Last year I probably lost ten matches that I should have won straight because of the brain. So, yeah, I have -- yeah, I don't know what else to say.
Q. I'm just fascinated you decided you're going to work it out on your own. A lot of people will turn to somebody. Why did you decide to do that?
ALEX MICHELSEN: I like being alone. I'm a loner.
I like sitting with my own thoughts and figuring stuff out on my own, yeah.
Q. Do you tap into the rest of the American group at all, being a loner? You've got a group of people who have come through what you're trying to come through now. Do you know them very well? Have you got to know them?
ALEX MICHELSEN: I know them, but I don't go to them for that kind of stuff. I have my two coaches, Jay and Robby. I talk to them about some mental stuff, but besides that, no, not really anyone else, yeah.
Q. Sorry, random one. I just remember the first time I saw you was on a challengers team, and you beat Jack Sock in Ohio.
ALEX MICHELSEN: Yeah, Cleveland challenger.
Q. I'm just curious, what you remember about that and how much that meant to you to get a win over a guy that had been really high up really early on?
ALEX MICHELSEN: He was former top 10. I was 18. I was super pumped to get that win.

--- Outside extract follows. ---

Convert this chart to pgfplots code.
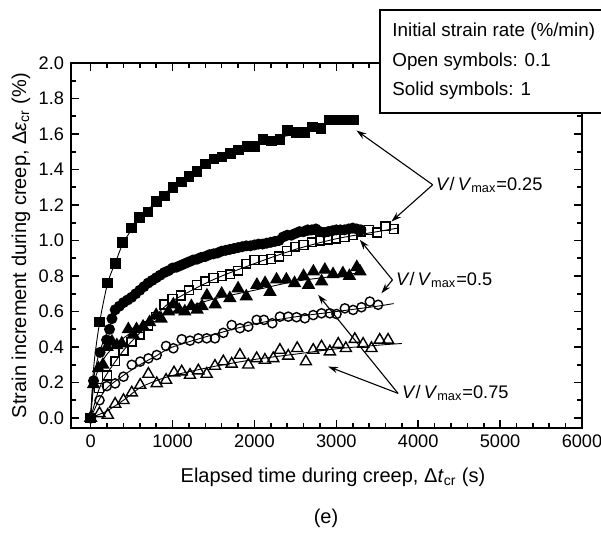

I remember he broke me early in the first, and I kind of got it back and won a breaker and then kind of ran away with it. I was playing super well.
He was obviously on the back end of his career, so he wasn't playing great. But just to get that win, that definitely gave me some confidence. I finaled my first challenger two weeks after that, and I think a big part of that was because of that win.